(CNN) -- Daytime dramas have helped launched the careers of many a star: David Hasselhoff, John Stamos, Julianne Moore and Meg Ryan, to name just a few.
But at least one actor is taking the reverse route.
Beginning Friday, James Franco will be appearing on "General Hospital," the long-running ABC soap opera.
Producers are trying to keep his story line under wraps, but here's what is known: The actor, best recognized for roles in "Pineapple Express" and "Spider-Man 3," will play a character known as Franco who has a connection to the art world and is pivotal to a story line involving "GH's" lead character, Jason Morgan.
"General Hospital" executive producer Jill Farren Phelps said Franco and Steve Burton, who portrays Morgan, are both clients of manager Miles Levy.
"[Franco] told his manager that he'd heard that [performing on a soap] was hard and that he thought it would be fun," Phelps said. "When Miles asked would we be interested, needless to say, we were very interested."
Phelps acknowledges that Franco's decision to tackle the small screen is an unusual career trajectory for most movie stars.
But she says Franco, who also recently filmed a guest spot on the hit NBC comedy "30 Rock," is showing that he refuses to be labeled or restricted as an actor.
"On some level, it just says much about who James Franco is," she said. "He goes to school, he does a soap opera, he does '30 Rock,' he's a movie star."
Franco is also one who apparently enjoys toying with his image. He re-creates some of his roles in a film titled "Erased James Franco."
His collaborator in the project, a multimedia artist and director who goes by the name of Carter, told Movieline that he was the inspiration for Franco's "General Hospital" stint.

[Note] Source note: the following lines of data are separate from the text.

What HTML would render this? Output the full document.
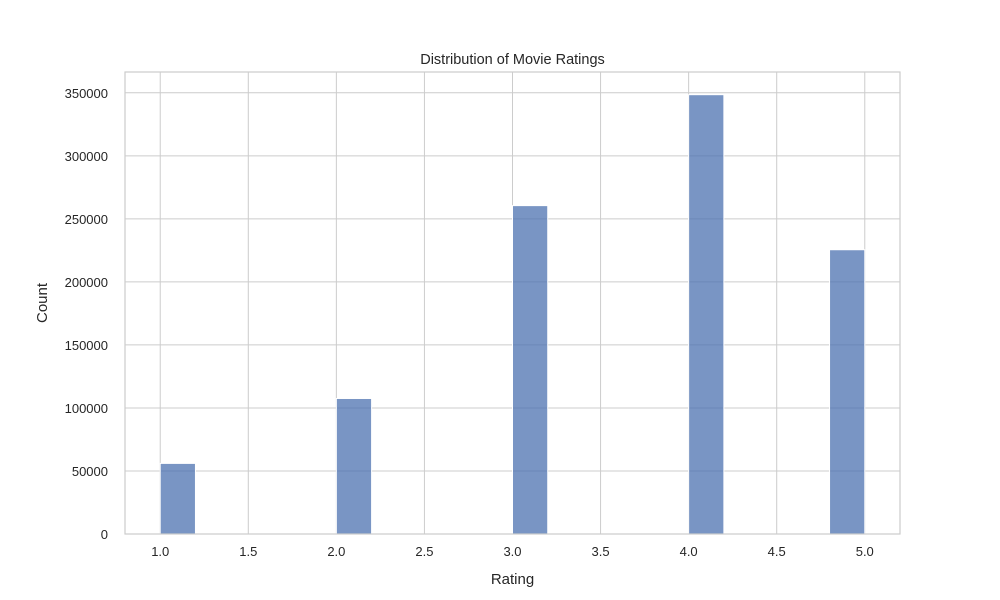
<!DOCTYPE html>
<html><head><meta charset="utf-8"><style>
body{margin:0;background:#fff;}
svg{display:block;font-family:"Liberation Sans",sans-serif;}
</style></head><body>
<svg id="chart" width="1000" height="600">
<rect x="0" y="0" width="1000" height="600" fill="#fff"/>
<g id="grid"></g>
<g id="bars"></g>
<rect x="125" y="72" width="775" height="462" fill="none" stroke="#cccccc" stroke-width="1.2"/>
<g id="ticks"></g>
<text x="512.5" y="64" text-anchor="middle" font-size="14.5" fill="#262626">Distribution of Movie Ratings</text>
<text x="512.5" y="584" text-anchor="middle" font-size="15" fill="#262626">Rating</text>
<text x="47" y="303" text-anchor="middle" font-size="15" fill="#262626" transform="rotate(-90 47 303)">Count</text>
</svg>
<script>
const binStarts = [1.0, 2.0, 3.0, 4.0, 4.8];
const counts = [56000, 107500, 260500, 348500, 225500];
const binWidth = 0.2;
const xTicks = [1.0, 1.5, 2.0, 2.5, 3.0, 3.5, 4.0, 4.5, 5.0];
const yTicks = [0, 50000, 100000, 150000, 200000, 250000, 300000, 350000];

const NS = "http://www.w3.org/2000/svg";
const L = 125, R = 900, T = 72, B = 534;
const xMin = 0.8, xMax = 5.2, yMax = 366500;
const xs = v => L + (v - xMin) / (xMax - xMin) * (R - L);
const ys = v => B - v / yMax * (B - T);
function mk(tag, attrs, parent) {
  const e = document.createElementNS(NS, tag);
  for (const k in attrs) e.setAttribute(k, attrs[k]);
  parent.appendChild(e);
  return e;
}
const grid = document.getElementById('grid');
const ticks = document.getElementById('ticks');
const bars = document.getElementById('bars');
xTicks.forEach(v => {
  const x = xs(v);
  const g = mk('line', {x1: x, x2: x, y1: T, y2: B, stroke: '#cccccc', 'stroke-width': 1}, grid);
  
  
  const t = mk('text', {x: x, y: B + 22, 'text-anchor': 'middle', 'font-size': 13, fill: '#262626'}, ticks);
  t.textContent = v.toFixed(1);
  
  
});
yTicks.forEach(v => {
  const y = ys(v);
  const g = mk('line', {x1: L, x2: R, y1: y, y2: y, stroke: '#cccccc', 'stroke-width': 1}, grid);
  
  
  const t = mk('text', {x: L - 17, y: y + 5, 'text-anchor': 'end', 'font-size': 13, fill: '#262626'}, ticks);
  t.textContent = String(v);
  
  
});
binStarts.forEach((s, i) => {
  const x0 = xs(s), x1 = xs(s + binWidth), y = ys(counts[i]);
  const r = mk('rect', {x: x0, y: y, width: x1 - x0, height: B - y, fill: '#4c72b0', 'fill-opacity': 0.75, stroke: '#ffffff', 'stroke-width': 1}, bars);
  
  
});
</script>
</body></html>
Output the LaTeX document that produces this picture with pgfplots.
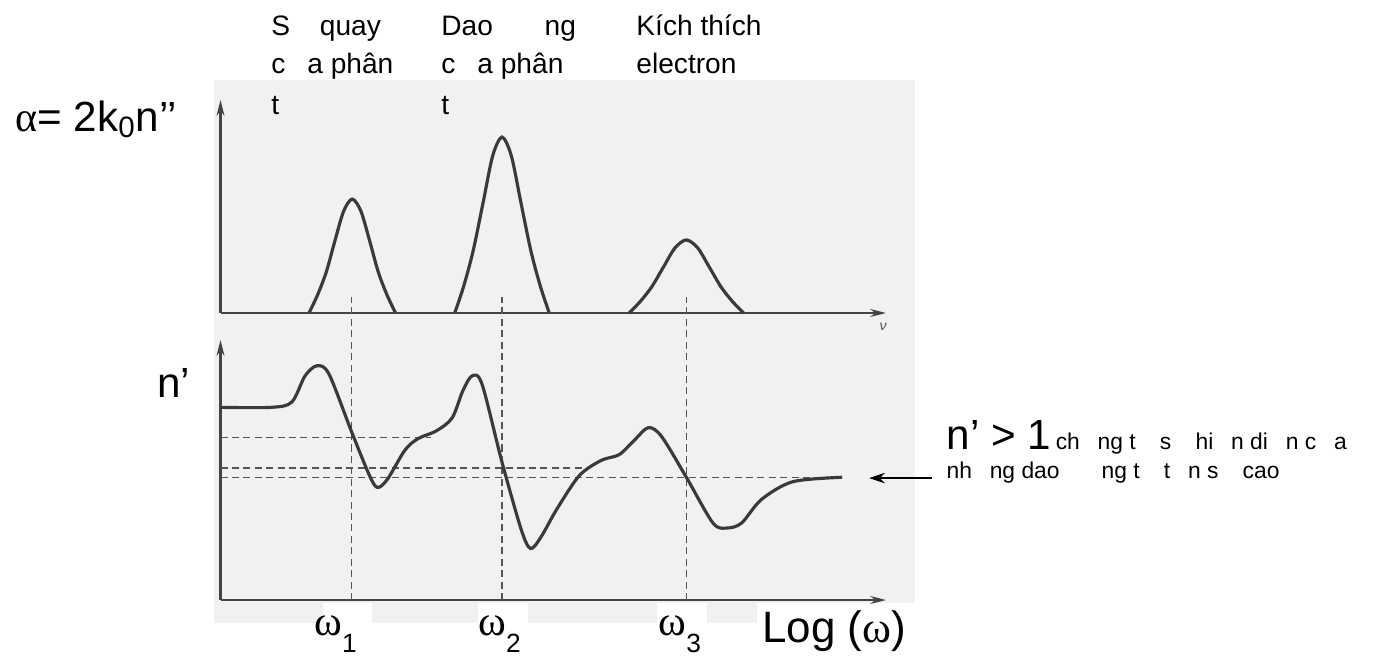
\documentclass[border=0pt]{standalone}
\usepackage{fontspec}
\setmainfont{Liberation Sans}
\newfontfamily\grk{Liberation Serif}
\usepackage{pgfplots}
\pgfplotsset{compat=1.18}
\usetikzlibrary{arrows.meta}

\definecolor{curvec}{HTML}{3A3A3A}
\definecolor{axc}{HTML}{444444}
\definecolor{dashc}{HTML}{555555}
\definecolor{scan}{HTML}{F1F1F1}

% gap left by a glyph the original font could not show
\newcommand{\m}{\hspace{0.78em}}
% omega with a large lowered index
\newcommand{\om}[1]{{\grk ω}\raisebox{-0.4em}{\fontsize{15}{15}\selectfont #1}}

\pgfplotsset{
  sketch/.style={
    scale only axis, width=13.31cm,
    xmin=0, xmax=10, ymin=0, ymax=10,
    axis x line=bottom, axis y line=left,
    ticks=none, clip=false,
    axis line style={draw=axc, line width=1.2pt, -{Stealth[length=9pt,width=4.5pt]}},
  },
  curve/.style={draw=curvec, line width=1.8pt, smooth, mark=none},
  guide/.style={draw=dashc, line width=0.8pt, dash pattern=on 4pt off 2.5pt, mark=none},
}

\begin{document}
\begin{tikzpicture}
\useasboundingbox (0,0) rectangle (27.6cm,13.12cm);

% scanned page behind the two panels
\begin{scope}[x=0.02cm, y=-0.02cm, shift={(0,13.12cm)}]
  \fill[scan] (214,80) rectangle (915,623);
  \fill[white] (323,603) rectangle (372,623);
  \fill[white] (478,603) rectangle (528,623);
  \fill[white] (657,603) rectangle (707,623);
  \fill[white] (757,603) rectangle (915,623);
\end{scope}

% absorption alpha
\begin{axis}[sketch, at={(4.41cm,6.86cm)}, anchor=south west, height=4.26cm]
\addplot[curve] coordinates {(1.33,0) (1.46,0.86) (1.59,1.93) (1.72,3.40) (1.85,4.78) (1.98,5.35)
  (2.11,4.78) (2.24,3.40) (2.37,1.93) (2.50,0.86) (2.63,0)};
\addplot[curve] coordinates {(3.52,0) (3.66,1.32) (3.80,2.97) (3.95,5.25) (4.09,7.38) (4.23,8.26)
  (4.37,7.38) (4.51,5.25) (4.66,2.97) (4.80,1.32) (4.94,0)};
\addplot[curve] coordinates {(6.14,0) (6.31,0.55) (6.48,1.23) (6.66,2.18) (6.83,3.06) (7.00,3.43)
  (7.17,3.06) (7.34,2.18) (7.52,1.23) (7.69,0.55) (7.86,0)};
\end{axis}

% refractive index n'
\begin{axis}[sketch, at={(4.41cm,1.12cm)}, anchor=south west, height=5.2cm]
\addplot[guide] coordinates {(1.97,0) (1.97,11.65)};
\addplot[guide] coordinates {(4.23,0) (4.23,11.65)};
\addplot[guide] coordinates {(7.00,0) (7.00,11.65)};
\addplot[guide] coordinates {(0,6.25) (3.17,6.25)};
\addplot[guide] coordinates {(0,5.08) (5.45,5.08)};
\addplot[guide] coordinates {(0,4.71) (9.34,4.71)};
\addplot[curve] coordinates {
  (0,7.41) (0.76,7.41) (1.07,7.61) (1.27,8.62) (1.45,9.01) (1.63,8.69)
  (1.97,6.47) (2.24,4.78) (2.36,4.33) (2.51,4.65) (2.77,5.76) (2.97,6.21)
  (3.24,6.50) (3.48,7.00) (3.64,8.04) (3.78,8.62) (3.93,8.30) (4.23,5.30)
  (4.52,2.70) (4.66,1.98) (4.82,2.44) (5.05,3.48) (5.39,4.78) (5.72,5.37)
  (5.99,5.59) (6.22,6.15) (6.43,6.63) (6.63,6.28) (7.00,4.72) (7.40,2.96)
  (7.61,2.77) (7.83,2.96) (8.13,3.87) (8.60,4.55) (9.34,4.72)};
\end{axis}

\begin{scope}[x=0.02cm, y=-0.02cm, shift={(0,13.12cm)}, every node/.style={inner sep=0pt, anchor=base west}]
  \begingroup\fontsize{16}{16}\selectfont
  \node at (271,35) {S\m\ quay};
  \node at (271,73) {c\m a phân};
  \node at (271,114) {t};
  \node at (441,35) {Dao \m\m ng};
  \node at (441,73) {c\m a phân};
  \node at (441,114) {t};
  \node at (636,35) {Kích thích};
  \node at (636,73) {electron};
  \endgroup

  \node at (15,131) {\fontsize{24}{24}\selectfont{\grk α}= 2k\textsubscript{0}n’’};
  \node at (157,397) {\fontsize{24}{24}\selectfont n’};
  \node[text=dashc] at (879,330) {\fontsize{8}{8}\selectfont\itshape ν};

  \node at (314,635) {\fontsize{24}{24}\selectfont\om{1}};
  \node at (478,635) {\fontsize{24}{24}\selectfont\om{2}};
  \node at (658,635) {\fontsize{24}{24}\selectfont\om{3}};
  \node at (762,642) {\fontsize{25}{25}\selectfont Log ({\grk ω})};

  \node at (946,449) {{\fontsize{24}{24}\selectfont n’ > 1} {\fontsize{13}{13}\selectfont ch\m ng t\m\ s\m\ hi\m n di\m n c\m a}};
  \node at (946,478) {\fontsize{13}{13}\selectfont nh\m ng dao \m\m ng t\m\ t\m n s\m\ cao};
  \draw[-{Stealth[length=9pt,width=6pt]}, line width=0.9pt] (932,478) -- (869,478);
\end{scope}
\end{tikzpicture}
\end{document}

"It was an idea that I posed to him, and it's tied to another film that he and I are working on now," Carter said. "It's not specifically for another project, because I know that he's really enjoying the challenge of working on a soap -- it's a very taxing job, and an interesting thing for him to be doing -- but it does have to do with another film that he and I are working on."
In an interview with New York magazine, the actor seemed to confirm that the soap gig is part of a greater plan.
"Well ... I've got other ideas for my participation in this soap opera beyond just being in this soap opera," Franco said. "But it's been a blast so far."
"GH" producer Phelps said producers talked with the actor and decided that Franco was not appearing on the show as a lark. He was respectful of the hard work and intensity that go into putting together the soap, she said.
Daytime actors put in long hours, and Franco was extremely professional and accomplished, memorizing dozens of pages of dialogue for a day's shoot, Phelps said.
"Everybody was so impressed," she said. "There was an enormous amount of respect and a lot of pleasure that the crew and the cast had in seeing this guy come and take it so seriously, do it so well and do such justice to it."
Phelps said the very handsome Franco also fit in quite well as a daytime hunk.
"He's a movie star," she said. "That's not to say I don't have any number of actors on this show who could qualify as movie stars, but there was something about what he brought that was just so much fun."
Lynn Leahey, editorial director of Soap Opera Digest, said Franco's appearance is generating buzz for "General Hospital" at a time when many soap operas are struggling with diminished advertising dollars and low ratings.
"The fact that someone like him wants to come on and wants to see what it's like I think is amazing," Leahey said. "I think what he'll find is that there are some incredible actors on daytime."
"People think of it as people who can't make it any place else go on daytime, and that's simply not true."
Leahey said the trend of prime-time actors coming to daytime is well established. Franco's appearance could spark interest in soap operas from other established movie actors, she said.
That would be just fine as far as "General Hospital's" executive producer is concerned.
"I do joke occasionally with Miles and say, 'Now get me Johnny Depp,' " Phelps said. "We invite anyone who would to like to try this -- because it's not easy -- to come and play."